The horror stories of passengers stuck on cruise ships may have subsided in the earlier weeks of the coronavirus pandemic, but that nightmare situation lingered for the crew including—the DJ.
Until just this week, Brazilian DJ Caio Saldanha was lodged on a Celebrity Cruise ship, waiting alongside a multitude of crew members to be repatriated to their motherlands. Saldanha boarded the Celebrity Infinity for a 24-week work trip on March 14, according to Vox, a day after the Trump administration issued a mandate banning boats from sailing.
It was the same cruise ship that Groove Cruise Miami 2020 embarked on just a couple of months prior. As Saldanha’s Instagram posts from December show, dance music charter cruises like Groove Cruise and Holy Ship! aren’t the only ones with parties popping off on the decks. But since the Covid-19 outbreak, Saldanha stopped posting videos and pictures of him spinning. Instead, he chronicled the two months he was trapped on the ship on his Instagram story. “I want to be a source in the middle of this,” he said.

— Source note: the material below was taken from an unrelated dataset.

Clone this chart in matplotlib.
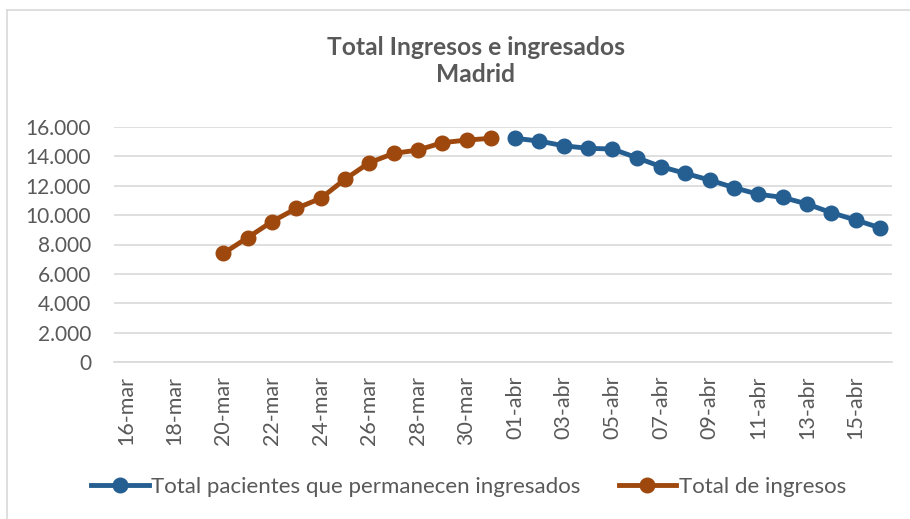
import numpy as np
import matplotlib.pyplot as plt
from matplotlib.lines import Line2D
from matplotlib.ticker import FuncFormatter

plt.rcParams['font.family'] = ['Lato', 'DejaVu Sans']

# categories: 16-mar .. 16-abr
dias = [f"{d}-mar" for d in range(16, 32)] + [f"{d:02d}-abr" for d in range(1, 17)]

# Total de ingresos: 20-mar .. 31-mar
ingresos = [7400, 8470, 9560, 10460, 11140, 12440, 13570, 14200, 14430, 14930, 15110, 15230]
ingresos_start = dias.index("20-mar")

# Total pacientes que permanecen ingresados: 01-abr .. 16-abr
permanecen = [15230, 15040, 14720, 14550, 14500, 13910, 13300, 12840,
              12390, 11870, 11420, 11210, 10760, 10170, 9670, 9140]
permanecen_start = dias.index("01-abr")

blue = "#255E91"
orange = "#9E480E"
gray_txt = "#595959"

fig = plt.figure(figsize=(9.1, 5.19), dpi=100)
ax = fig.add_axes([114 / 910, 1 - 362 / 519, (892 - 114) / 910, (362 - 127) / 519])

x = np.arange(len(dias))
ax.plot(x[permanecen_start:permanecen_start + len(permanecen)], permanecen,
        color=blue, lw=3.5, marker='o', ms=10.5, zorder=3)
ax.plot(x[ingresos_start:ingresos_start + len(ingresos)], ingresos,
        color=orange, lw=3.5, marker='o', ms=10.5, zorder=3)

ax.set_xlim(-0.5, len(dias) - 0.5)
ax.set_ylim(0, 16000)
ax.set_yticks(np.arange(0, 16001, 2000))
ax.yaxis.set_major_formatter(FuncFormatter(lambda v, p: f"{int(v):,}".replace(",", ".")))
ax.set_xticks(x[::2])
ax.set_xticklabels(dias[::2], rotation=90)
ax.grid(axis='y', color='#D9D9D9', lw=1.2)
ax.set_axisbelow(True)
for s in ['top', 'right', 'left']:
    ax.spines[s].set_visible(False)
ax.spines['bottom'].set_color('#D9D9D9')
ax.spines['bottom'].set_linewidth(1.2)
ax.tick_params(axis='y', length=0, labelsize=15, colors=gray_txt, pad=16.5)
ax.tick_params(axis='x', length=0, labelsize=15.5, colors=gray_txt, pad=10)

fig.text(0.523, 1 - 61 / 519, "Total Ingresos e ingresados\nMadrid", ha='center', va='center',
         fontsize=17.7, fontweight='bold', color=gray_txt, linespacing=1.25)

handles = [Line2D([], [], color=blue, lw=3.5, marker='o', ms=10.5),
           Line2D([], [], color=orange, lw=3.5, marker='o', ms=10.5)]
fig.legend(handles, ["Total pacientes que permanecen ingresados", "Total de ingresos"],
           loc='center', bbox_to_anchor=(0.515, 1 - 487 / 519), ncol=2, frameon=False,
           fontsize=16, labelcolor=gray_txt, handlelength=2.6, handletextpad=0.1,
           columnspacing=1.7)

# chart border (left and top visible)
fig.add_artist(Line2D([7 / 910, 7 / 910], [0, 1 - 9.5 / 519], transform=fig.transFigure,
                      color='#D9D9D9', lw=1.2))
fig.add_artist(Line2D([7 / 910, 1], [1 - 9.5 / 519, 1 - 9.5 / 519], transform=fig.transFigure,
                      color='#D9D9D9', lw=1.2))

fig.savefig("out.png", dpi=100)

“Yeah, I stopped posting photos on Instagram about my job. I’m just giving information to people who follow me to try to expose what’s going on. I’ve stopped every bit of social media as a DJ—the stuff we do to get an audience, or work when we’re on land,” Saldanha told Vox in a report published Thursday. “I’m exposing my situation. I’m trying to help. A lot of people are in silence right now.”
Cruise ships disembarked most passengers by early April, but more than 100,000 crew members stayed on board, the Miami Herald reported last month. Part of that was because cruise companies anticipated the no-sail order to last only 30 days. However, in early April, the U.S. Centers for Disease Control and Prevention (CDC) prohibited cruising in American seas through late July, due to coronavirus infections among workers on ships.

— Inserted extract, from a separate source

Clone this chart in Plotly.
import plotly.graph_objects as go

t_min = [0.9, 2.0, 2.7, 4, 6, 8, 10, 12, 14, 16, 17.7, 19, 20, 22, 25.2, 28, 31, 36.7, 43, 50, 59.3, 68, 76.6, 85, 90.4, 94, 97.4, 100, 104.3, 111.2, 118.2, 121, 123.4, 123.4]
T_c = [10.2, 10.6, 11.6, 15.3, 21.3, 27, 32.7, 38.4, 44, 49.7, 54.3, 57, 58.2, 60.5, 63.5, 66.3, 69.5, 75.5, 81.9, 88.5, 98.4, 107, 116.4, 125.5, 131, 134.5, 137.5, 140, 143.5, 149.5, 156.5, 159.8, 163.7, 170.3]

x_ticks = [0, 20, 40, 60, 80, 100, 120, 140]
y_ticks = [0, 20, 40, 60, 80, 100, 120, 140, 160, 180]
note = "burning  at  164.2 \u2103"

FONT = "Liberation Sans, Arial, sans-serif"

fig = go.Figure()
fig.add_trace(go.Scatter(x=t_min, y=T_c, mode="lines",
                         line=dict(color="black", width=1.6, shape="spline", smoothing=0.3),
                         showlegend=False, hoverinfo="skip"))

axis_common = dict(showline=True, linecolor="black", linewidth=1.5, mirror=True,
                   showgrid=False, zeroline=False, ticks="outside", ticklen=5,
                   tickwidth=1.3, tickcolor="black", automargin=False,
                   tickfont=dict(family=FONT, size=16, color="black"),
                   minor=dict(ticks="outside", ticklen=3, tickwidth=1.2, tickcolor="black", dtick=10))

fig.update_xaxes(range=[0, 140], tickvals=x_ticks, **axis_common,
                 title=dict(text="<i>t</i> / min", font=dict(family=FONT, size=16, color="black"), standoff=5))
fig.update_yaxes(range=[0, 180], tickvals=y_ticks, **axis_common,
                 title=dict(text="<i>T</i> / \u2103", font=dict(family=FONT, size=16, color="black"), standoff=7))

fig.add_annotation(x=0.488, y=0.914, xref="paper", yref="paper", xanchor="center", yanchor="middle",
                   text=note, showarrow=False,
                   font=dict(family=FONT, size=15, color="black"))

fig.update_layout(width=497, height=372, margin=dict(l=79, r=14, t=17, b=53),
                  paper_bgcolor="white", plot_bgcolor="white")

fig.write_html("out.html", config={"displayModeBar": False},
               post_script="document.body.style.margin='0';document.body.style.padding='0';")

“They disembarked all the passengers, and they kept all the crew members on the ship until further notice,” Saldanha told Vox. “It was hard to understand the situation.”

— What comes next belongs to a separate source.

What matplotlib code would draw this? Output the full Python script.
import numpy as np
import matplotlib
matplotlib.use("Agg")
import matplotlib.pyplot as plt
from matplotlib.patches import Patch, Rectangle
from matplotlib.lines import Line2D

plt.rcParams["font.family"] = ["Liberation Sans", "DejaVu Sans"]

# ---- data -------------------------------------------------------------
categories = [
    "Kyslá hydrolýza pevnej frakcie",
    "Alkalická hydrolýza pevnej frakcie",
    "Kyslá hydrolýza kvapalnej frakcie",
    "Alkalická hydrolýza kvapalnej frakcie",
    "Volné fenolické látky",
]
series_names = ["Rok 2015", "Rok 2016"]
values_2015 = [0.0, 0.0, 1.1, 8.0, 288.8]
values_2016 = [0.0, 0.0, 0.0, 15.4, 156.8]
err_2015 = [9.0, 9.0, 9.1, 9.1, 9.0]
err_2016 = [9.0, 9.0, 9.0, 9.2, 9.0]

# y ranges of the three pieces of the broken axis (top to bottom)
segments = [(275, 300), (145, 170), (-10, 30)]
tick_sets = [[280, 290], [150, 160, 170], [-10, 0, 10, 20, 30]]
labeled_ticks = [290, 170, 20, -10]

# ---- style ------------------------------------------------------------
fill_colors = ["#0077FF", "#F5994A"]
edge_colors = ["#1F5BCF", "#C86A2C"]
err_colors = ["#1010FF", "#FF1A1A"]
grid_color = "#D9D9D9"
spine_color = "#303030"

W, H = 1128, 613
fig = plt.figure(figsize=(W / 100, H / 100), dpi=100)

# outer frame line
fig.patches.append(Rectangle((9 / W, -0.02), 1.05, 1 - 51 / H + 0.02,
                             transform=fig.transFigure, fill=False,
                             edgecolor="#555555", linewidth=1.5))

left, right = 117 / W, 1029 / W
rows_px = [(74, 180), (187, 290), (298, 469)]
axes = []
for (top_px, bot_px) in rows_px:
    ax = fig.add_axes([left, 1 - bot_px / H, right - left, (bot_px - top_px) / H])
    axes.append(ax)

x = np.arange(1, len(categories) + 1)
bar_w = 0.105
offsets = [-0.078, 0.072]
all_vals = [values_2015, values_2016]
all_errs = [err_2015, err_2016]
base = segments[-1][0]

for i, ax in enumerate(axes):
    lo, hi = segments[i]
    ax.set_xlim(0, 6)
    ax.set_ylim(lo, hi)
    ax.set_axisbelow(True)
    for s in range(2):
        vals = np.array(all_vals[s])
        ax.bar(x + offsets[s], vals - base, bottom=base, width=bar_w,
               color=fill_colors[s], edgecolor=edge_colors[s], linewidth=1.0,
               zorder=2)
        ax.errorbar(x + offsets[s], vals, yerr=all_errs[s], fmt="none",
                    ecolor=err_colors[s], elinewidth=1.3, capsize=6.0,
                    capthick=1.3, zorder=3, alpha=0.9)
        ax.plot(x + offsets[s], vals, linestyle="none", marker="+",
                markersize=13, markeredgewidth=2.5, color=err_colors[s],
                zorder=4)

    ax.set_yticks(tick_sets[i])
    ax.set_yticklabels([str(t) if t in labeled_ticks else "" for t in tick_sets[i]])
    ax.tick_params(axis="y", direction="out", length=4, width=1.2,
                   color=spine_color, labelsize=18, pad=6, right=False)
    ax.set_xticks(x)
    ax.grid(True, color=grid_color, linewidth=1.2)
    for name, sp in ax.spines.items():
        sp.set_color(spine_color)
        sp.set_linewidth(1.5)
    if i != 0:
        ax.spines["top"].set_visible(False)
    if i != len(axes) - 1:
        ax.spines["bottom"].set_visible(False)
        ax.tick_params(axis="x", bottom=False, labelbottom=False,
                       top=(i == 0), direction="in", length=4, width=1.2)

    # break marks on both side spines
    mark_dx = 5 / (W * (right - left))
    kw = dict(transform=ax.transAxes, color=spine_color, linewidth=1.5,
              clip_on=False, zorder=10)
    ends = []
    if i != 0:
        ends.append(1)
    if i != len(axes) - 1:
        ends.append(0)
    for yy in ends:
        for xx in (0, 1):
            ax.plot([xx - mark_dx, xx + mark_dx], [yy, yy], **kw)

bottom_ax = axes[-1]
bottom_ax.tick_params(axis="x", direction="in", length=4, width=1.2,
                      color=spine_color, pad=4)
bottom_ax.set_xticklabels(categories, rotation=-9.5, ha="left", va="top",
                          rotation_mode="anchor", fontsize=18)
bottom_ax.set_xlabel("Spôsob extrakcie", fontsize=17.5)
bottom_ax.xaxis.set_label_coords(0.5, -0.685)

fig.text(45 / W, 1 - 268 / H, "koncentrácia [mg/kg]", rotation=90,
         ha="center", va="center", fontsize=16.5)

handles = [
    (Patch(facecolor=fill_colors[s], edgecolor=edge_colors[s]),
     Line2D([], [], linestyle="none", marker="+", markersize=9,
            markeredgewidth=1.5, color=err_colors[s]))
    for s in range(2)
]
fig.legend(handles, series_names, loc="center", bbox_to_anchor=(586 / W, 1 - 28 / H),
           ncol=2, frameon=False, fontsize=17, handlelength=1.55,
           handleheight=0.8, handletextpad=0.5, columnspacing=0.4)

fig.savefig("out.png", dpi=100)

Crew members “didn’t have any kind of measure to avoid Covid-19 on the ship,” the DJ said. He added he was not aware of any cases on the Celebrity Infinity, but that crew members could possibly have been exposed.
DJ Career In Limbo
While drifting in limbo outside of Tampa Bay, Saldanha said he and his fiancé passed the time by watching movies on YouTube and playing games. They also read up on financing for career shifts.
“We will need to be prepared, back on land, to face a new reality as far as work goes,” Saldanha said. “We’re going to need to change our jobs. We can’t work here anymore.”
Like the cruise industry, the music industry that has been devastated by the global pandemic. Mass gatherings including concerts and festivals are largely forbidden or have social distancing rules greatly restricting capacity. And the standstill in live events has halted gigs for all DJs, from the world’s most famous to Saldanha.
Life on cruise ship quarantine wasn’t pure torture. Saldanha said he and his fiancé had “good treatment.” That included a balcony guest cabin and being free to wander around the ship until midnight. Others weren’t so lucky. Saldanha said a music director and his girlfriend told him they spent five days in a windowless crew cabin.
“We’re sharing everything. People on other ships are reaching [out to] me,” Saldanha said. “We’re developing a network of people who are thinking the same way.”
Feeling Forgotten
Eventually, quarantine with a view grew ugly. Saldanha said he became “desensitized” to the sea’s beauty and viewed it as “oppressive” and “a jail.”
Saldanha heard that the ship would go to Barbados in late May and he could fly to Brazil from there. The couple made it home on Wednesday. They reunited with their dog and plan to get married. On his Instagram story on Thursday, Saldanha said in Portuguese that they are doing well and appreciate everyone who helped and supported them.
His takeaway message wasn’t one about music. Rather, it was about feeling forgotten on the cruise.
“This industry is focused on passengers. Nobody thinks about the crew members,” Saldanha said. “This industry is focused on keeping a good image for the public and the service, and they forget about the workers.”